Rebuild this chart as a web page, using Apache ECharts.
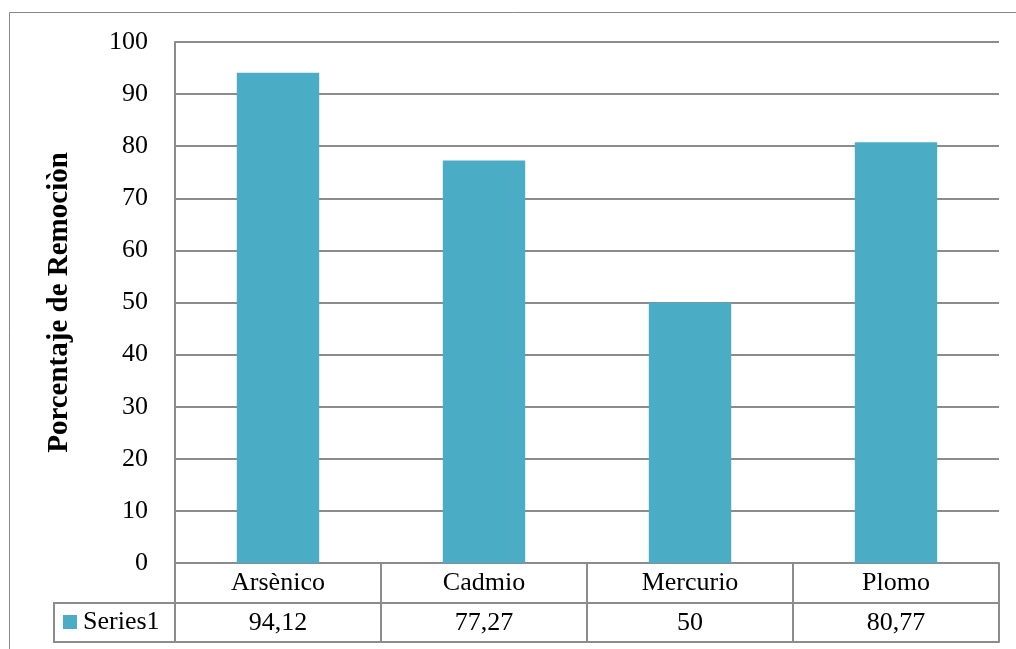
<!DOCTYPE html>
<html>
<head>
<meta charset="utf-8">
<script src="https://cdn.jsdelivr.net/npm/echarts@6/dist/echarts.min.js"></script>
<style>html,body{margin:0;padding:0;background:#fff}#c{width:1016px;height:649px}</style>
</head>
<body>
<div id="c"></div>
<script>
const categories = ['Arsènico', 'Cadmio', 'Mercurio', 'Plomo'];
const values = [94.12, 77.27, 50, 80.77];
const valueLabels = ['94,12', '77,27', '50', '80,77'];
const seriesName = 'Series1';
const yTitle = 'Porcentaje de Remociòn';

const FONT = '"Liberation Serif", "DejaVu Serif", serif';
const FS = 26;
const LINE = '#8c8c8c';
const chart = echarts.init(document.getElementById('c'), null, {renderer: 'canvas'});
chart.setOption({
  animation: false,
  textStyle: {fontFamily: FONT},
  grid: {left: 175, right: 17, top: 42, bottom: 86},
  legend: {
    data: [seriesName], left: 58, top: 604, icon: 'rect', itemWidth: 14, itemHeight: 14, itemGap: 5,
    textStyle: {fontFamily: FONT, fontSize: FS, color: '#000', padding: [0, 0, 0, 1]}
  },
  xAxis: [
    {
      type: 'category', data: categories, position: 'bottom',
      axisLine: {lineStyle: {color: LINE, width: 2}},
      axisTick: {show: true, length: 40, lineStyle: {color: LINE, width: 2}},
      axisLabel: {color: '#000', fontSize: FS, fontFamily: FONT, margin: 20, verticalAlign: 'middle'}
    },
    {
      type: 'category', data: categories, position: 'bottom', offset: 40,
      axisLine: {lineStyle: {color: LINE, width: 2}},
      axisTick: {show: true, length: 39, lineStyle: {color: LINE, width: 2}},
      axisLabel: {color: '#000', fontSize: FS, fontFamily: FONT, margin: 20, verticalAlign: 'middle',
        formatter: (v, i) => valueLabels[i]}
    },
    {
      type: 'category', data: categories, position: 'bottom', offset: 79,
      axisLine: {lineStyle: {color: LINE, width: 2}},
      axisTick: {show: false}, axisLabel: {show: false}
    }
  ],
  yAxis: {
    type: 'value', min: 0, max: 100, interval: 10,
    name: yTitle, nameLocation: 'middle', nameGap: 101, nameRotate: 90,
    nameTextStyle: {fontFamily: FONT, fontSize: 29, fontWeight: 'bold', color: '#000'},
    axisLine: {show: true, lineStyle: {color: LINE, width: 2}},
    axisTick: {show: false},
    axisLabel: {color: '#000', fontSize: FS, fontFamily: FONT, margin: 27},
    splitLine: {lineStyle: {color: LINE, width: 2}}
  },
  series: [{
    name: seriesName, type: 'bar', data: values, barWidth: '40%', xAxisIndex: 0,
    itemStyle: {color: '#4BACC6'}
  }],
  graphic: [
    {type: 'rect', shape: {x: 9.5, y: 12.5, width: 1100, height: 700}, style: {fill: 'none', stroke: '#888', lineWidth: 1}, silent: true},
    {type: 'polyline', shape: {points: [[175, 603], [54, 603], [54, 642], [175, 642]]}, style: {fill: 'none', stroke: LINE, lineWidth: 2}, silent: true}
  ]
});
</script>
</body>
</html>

────

• _EXERCISE_
With the pictures left out, restate word for word every line of the data above, from the first down to the line that contains "const yTitle = 'Porcentaje de Remociòn';".

• _RESULT OF THE TASK_
Rebuild this chart as a web page, using Apache ECharts.
<!DOCTYPE html>
<html>
<head>
<meta charset="utf-8">
<script src="https://cdn.jsdelivr.net/npm/echarts@6/dist/echarts.min.js"></script>
<style>html,body{margin:0;padding:0;background:#fff}#c{width:1016px;height:649px}</style>
</head>
<body>
<div id="c"></div>
<script>
const categories = ['Arsènico', 'Cadmio', 'Mercurio', 'Plomo'];
const values = [94.12, 77.27, 50, 80.77];
const valueLabels = ['94,12', '77,27', '50', '80,77'];
const seriesName = 'Series1';
const yTitle = 'Porcentaje de Remociòn';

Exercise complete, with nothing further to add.